Mr. Gamble said the nurses perform outreach with homeless individuals on a five-day a week schedule, entering shelters in Santa Maria, Lompoc and Santa Barbara. He said this regular connection with homeless people has built trust among hesitant populations and encouraged many to get their shot in the arm.
“The nurses are phenomenal at building trust, and because of the relationship that they’ve built over time, they are able to talk about the vaccine and when people are hesitant they can encourage them,” Mr. Gamble said. “In many cases, they are able to administer the vaccine after a few attempts or requests to ask if people are interested.”
The challenge now is overcoming barriers to administering the vaccine, which Mr. Gamble said are largely synonymous among the general population and unhoused population.
After the vaccine effort peaked in the spring, vaccine interest waned among the general population.

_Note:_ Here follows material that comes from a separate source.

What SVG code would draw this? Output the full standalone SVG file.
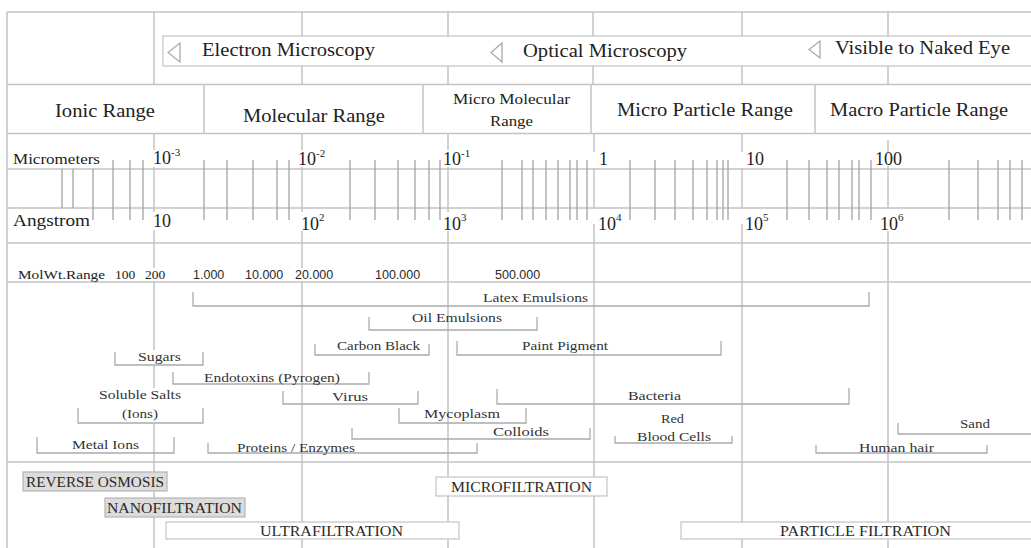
<svg xmlns="http://www.w3.org/2000/svg" width="1031" height="548" viewBox="0 0 1031 548">
<style>
.grid{stroke:#c4c4c4;stroke-width:1.5;fill:none}
.tick{stroke:#a4a4a4;stroke-width:1.3;fill:none}
.br{stroke:#ababab;stroke-width:1.3;fill:none}
.t{font-family:"Liberation Serif",serif;fill:#222}
.big{font-size:18.5px}
.mid{font-size:14.5px}
.num{font-size:18px}
.sup{font-size:11px}
.lab{font-size:13.5px;fill:#333}
.mw{font-family:"Liberation Sans",sans-serif;font-size:12.5px;fill:#2a2a2a}
.f{font-size:14px;fill:#2a2a2a}
.tri{fill:#fff;stroke:#aaa;stroke-width:1.3}
.boxg{fill:#dcdcdc;stroke:#b4b4b4;stroke-width:1.2}
.boxw{fill:#fff;stroke:#c4c4c4;stroke-width:1.2}
</style>
<rect width="1031" height="548" fill="#fff"/>
<g id="grid">
<path class="grid" d="M7 12H1031M7 84.5H1031M7 133.5H1031M7 169H1031M7 208H1031M7 243H1031M7 282H1031M7 462H1031M7 12V548"/>
<path class="grid" d="M154 12V84.5M302 12V84.5M448 12V84.5M593 12V84.5M742 12V84.5M888 12V84.5"/>
<path class="grid" d="M204 84.5V133.5M423 84.5V133.5M591 84.5V133.5M815 84.5V133.5"/>
<path class="grid" d="M154 133.5V150M154 167V212M154 230V268M154 281V350M154 365V388M154 424V548
M302 133.5V150M302 167V212M302 231V268M302 281V548
M448 133.5V150M448 167V212M448 231V548
M594 133.5V152M594 168V208M594 224V548
M742 133.5V152M742 168V208M742 224V548
M888 140V152M888 166V208M888 231V548"/>
</g>
<g id="ticks">
<path class="tick" d="M62 169V208M73 169V208M93 169V220M113 160V220M130 160V220M143 160V220
M204 160V220M227 160V220M253 160V220M277 160V220M289 160V220
M350 160V220M375 160V220M398 160V220M415 160V220M429 160V220M440 160V220
M502 160V220M522 160V220M533 160V220M546 160V220M558 160V220M570 160V220M577 160V220M587 160V220
M630 160V220M655 160V220M675 160V220M693 160V220M707 160V220M717 160V220M723 160V220M728 160V220
M787 160V220M809 160V220M827 160V220M839 160V220M852 160V220M859 160V220M871 160V220
M949 160V220M978 160V220M998 160V220M1010 160V220M1022 160V220"/>
</g>
<g id="microscopy">
<rect class="boxw" x="163" y="36" width="880" height="30"/>
<polygon class="tri" points="168,52.5 180,43 180,62"/>
<polygon class="tri" points="491,52.5 502,43 502,62"/>
<polygon class="tri" points="809,49.5 820,41 820,58"/>
<text class="t big" x="202" y="56" textLength="173" lengthAdjust="spacingAndGlyphs">Electron Microscopy</text>
<text class="t big" x="523" y="57" textLength="164" lengthAdjust="spacingAndGlyphs">Optical Microscopy</text>
<text class="t big" x="835" y="54" textLength="175" lengthAdjust="spacingAndGlyphs">Visible to Naked Eye</text>
</g>
<g id="ranges">
<text class="t big" x="55" y="117" textLength="100" lengthAdjust="spacingAndGlyphs">Ionic Range</text>
<text class="t big" x="243" y="122" textLength="142" lengthAdjust="spacingAndGlyphs">Molecular Range</text>
<text class="t mid" x="453" y="104" textLength="117" lengthAdjust="spacingAndGlyphs">Micro Molecular</text>
<text class="t mid" x="490" y="126" textLength="43" lengthAdjust="spacingAndGlyphs">Range</text>
<text class="t big" x="617" y="116" textLength="176" lengthAdjust="spacingAndGlyphs">Micro Particle Range</text>
<text class="t big" x="830" y="116" textLength="178" lengthAdjust="spacingAndGlyphs">Macro Particle Range</text>
</g>
<g id="micrometers">
<text class="t" x="13" y="164" font-size="15" textLength="87" lengthAdjust="spacingAndGlyphs">Micrometers</text>
<text class="t num" x="153" y="164">10<tspan class="sup" dy="-8">-3</tspan></text>
<text class="t num" x="298" y="165">10<tspan class="sup" dy="-8">-2</tspan></text>
<text class="t num" x="443" y="165">10<tspan class="sup" dy="-8">-1</tspan></text>
<text class="t num" x="599" y="165">1</text>
<text class="t num" x="746" y="165">10</text>
<text class="t num" x="875" y="165">100</text>
</g>
<g id="angstrom">
<text class="t" x="13" y="226" font-size="17" textLength="77" lengthAdjust="spacingAndGlyphs">Angstrom</text>
<text class="t num" x="153" y="227">10</text>
<text class="t num" x="301" y="230">10<tspan class="sup" dy="-9">2</tspan></text>
<text class="t num" x="443" y="230">10<tspan class="sup" dy="-9">3</tspan></text>
<text class="t num" x="598" y="230">10<tspan class="sup" dy="-9">4</tspan></text>
<text class="t num" x="745" y="230">10<tspan class="sup" dy="-9">5</tspan></text>
<text class="t num" x="880" y="230">10<tspan class="sup" dy="-9">6</tspan></text>
</g>
<g id="molwt">
<text class="t" x="18" y="279" font-size="13.5" textLength="87" lengthAdjust="spacingAndGlyphs">MolWt.Range</text>
<text class="t" x="115" y="279" font-size="13.5">100</text>
<text class="t" x="145" y="279" font-size="13.5">200</text>
<text class="mw" x="193" y="279">1.000</text>
<text class="mw" x="245" y="279">10.000</text>
<text class="mw" x="295" y="279">20.000</text>
<text class="mw" x="375" y="279">100.000</text>
<text class="mw" x="495" y="279">500.000</text>
</g>
<g id="latex"><path class="br" d="M193 292V306H869V292"/><text class="t lab" x="483" y="302" textLength="105" lengthAdjust="spacingAndGlyphs">Latex Emulsions</text></g>
<g id="oil"><path class="br" d="M369 317V330H537V317"/><text class="t lab" x="412" y="322" textLength="90" lengthAdjust="spacingAndGlyphs">Oil Emulsions</text></g>
<g id="carbon"><path class="br" d="M315 344V355H429V344"/><text class="t lab" x="337" y="350" textLength="83" lengthAdjust="spacingAndGlyphs">Carbon Black</text></g>
<g id="paint"><path class="br" d="M457 341V355H721V341"/><text class="t lab" x="522" y="350" textLength="86" lengthAdjust="spacingAndGlyphs">Paint Pigment</text></g>
<g id="sugars"><path class="br" d="M115 352V365H203V352"/><text class="t lab" x="138" y="361" textLength="43" lengthAdjust="spacingAndGlyphs">Sugars</text></g>
<g id="endotoxins"><path class="br" d="M173 372V384H369V372"/><text class="t lab" x="204" y="382" textLength="136" lengthAdjust="spacingAndGlyphs">Endotoxins (Pyrogen)</text></g>
<g id="salts"><path class="br" d="M78 408V423H203V408"/><text class="t lab" x="99" y="399" textLength="82" lengthAdjust="spacingAndGlyphs">Soluble Salts</text><text class="t lab" x="122" y="418" textLength="36" lengthAdjust="spacingAndGlyphs">(Ions)</text></g>
<g id="virus"><path class="br" d="M283 391V404H418V391"/><text class="t lab" x="332" y="401" textLength="36" lengthAdjust="spacingAndGlyphs">Virus</text></g>
<g id="bacteria"><path class="br" d="M497 389V404H849V388"/><text class="t lab" x="628" y="400" textLength="53" lengthAdjust="spacingAndGlyphs">Bacteria</text></g>
<g id="mycoplasm"><path class="br" d="M399 408V423H526V408"/><text class="t lab" x="424" y="418" textLength="76" lengthAdjust="spacingAndGlyphs">Mycoplasm</text></g>
<g id="colloids"><path class="br" d="M352 428V439H590V428"/><text class="t lab" x="493" y="436" textLength="56" lengthAdjust="spacingAndGlyphs">Colloids</text></g>
<g id="rbc"><path class="br" d="M615 436V443H732V436"/><text class="t lab" x="661" y="423" textLength="23" lengthAdjust="spacingAndGlyphs">Red</text><text class="t lab" x="637" y="441" textLength="74" lengthAdjust="spacingAndGlyphs">Blood Cells</text></g>
<g id="sand"><path class="br" d="M898 423V434H1040"/><text class="t lab" x="960" y="428" textLength="30" lengthAdjust="spacingAndGlyphs">Sand</text></g>
<g id="metal"><path class="br" d="M37 437V453H174V437"/><text class="t lab" x="72" y="449" textLength="67" lengthAdjust="spacingAndGlyphs">Metal Ions</text></g>
<g id="proteins"><path class="br" d="M208 443V453H477V443"/><text class="t lab" x="237" y="452" textLength="118" lengthAdjust="spacingAndGlyphs">Proteins / Enzymes</text></g>
<g id="hair"><path class="br" d="M816 445V453H987V445"/><text class="t lab" x="859" y="452" textLength="75" lengthAdjust="spacingAndGlyphs">Human hair</text></g>
<g id="ro"><rect class="boxg" x="23" y="472" width="144" height="19"/><text class="t f" x="26" y="486.5" textLength="138" lengthAdjust="spacingAndGlyphs">REVERSE OSMOSIS</text></g>
<g id="nf"><rect class="boxg" x="105" y="498" width="140" height="19"/><text class="t f" x="107" y="512.5" textLength="135" lengthAdjust="spacingAndGlyphs">NANOFILTRATION</text></g>
<g id="mf"><rect class="boxw" x="436" y="477" width="171" height="19"/><text class="t f" x="451" y="492" textLength="141" lengthAdjust="spacingAndGlyphs">MICROFILTRATION</text></g>
<g id="uf"><rect class="boxw" x="166" y="522" width="293" height="17"/><text class="t f" x="260" y="536" textLength="143" lengthAdjust="spacingAndGlyphs">ULTRAFILTRATION</text></g>
<g id="pf"><rect class="boxw" x="681" y="522" width="360" height="17"/><text class="t f" x="780" y="536" textLength="171" lengthAdjust="spacingAndGlyphs">PARTICLE FILTRATION</text></g>
<g id="connectors"></g>
</svg>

Those who were most enthusiastic to get the vaccine did so early on, Mr. Gamble said.
That same trend was seen among the homeless population as well, leaving county officials the task of convincing a hesitant population to get their shot.
One of the ways officials are aiming to complete this difficult task is by continuing to offer information on the safety of vaccines and providing additional vaccine clinics at shelters across the county.
At PATH Santa Barbara, 31 out of the 75 residents living at the shelter are fully vaccinated, according to Shannon Brunner, the director of programs at PATH.
In the spring, the shelter hosted two vaccination clinics with the Johnson & Johnson vaccine for homeless individuals. By offering the single-shot vaccine, health officials removed a barrier of having individuals return for a second shot, Ms. Brunner told the News-Press.
She said she’s hoping to hold another vaccine clinic soon for interested individuals to boost the vaccination rate in the shelter.
“I think hopefully if we can have that second round of vaccination clinics, it could really up the percentage of individuals here who are vaccinated,” Ms. Brunner said.
She added that a key part of upping the vaccination rate is providing education.
When living on the street, trustworthy information can be hard to come by, so PATH is aiming to provide educational materials to the residents to show that the vaccines are safe and that side effects are rare and treatable, Ms. Brunner said.
Officials are taking a similar approach at Good Samaritan Shelter in Santa Maria, where about 65% of residents are fully vaccinated.
According to Sylvia Barnard, the shelter’s executive director, outreach teams discuss the safety of the COVID vaccine with residents on a regular basis, but are facing the biggest challenges in helping residents overcome fear tied to misinformation.
“The biggest barrier we see in this population getting vaccinated is just overall fear, mistrust and the spread of misinformation,” Ms. Barnard told the News-Press in an email. “We continue to have difficult conversations with our guests experiencing homelessness about the benefits of the vaccine and tend to see that heart to heart conversations are the best way to increase the vaccination rate amongst this population.”
With a number of residents still unvaccinated at both Good Samaritan Shelter and PATH, all staff and residents are currently required to wear masks and sanitize their hands often, regardless of vaccination status. At PATH, new residents are required to take a rapid COVID-19 test upon arrival, and at Good Samaritan, residents are screened daily for COVID-19 symptoms.
Next week, in accordance with recommendations from the Public Health Department, Ms. Brunner said PATH will begin regularly testing unvaccinated residents and staff to track potential outbreaks. At Good Samaritan, residents undergo bi-weekly testing to track the spread of any outbreaks.
Currently, neither Good Samaritan or PATH have any active outbreaks at their shelters, according to representatives. Ms. Barnard said there are a few residents from Good Samaritan shelter, however, who are quarantined in hotels at this time.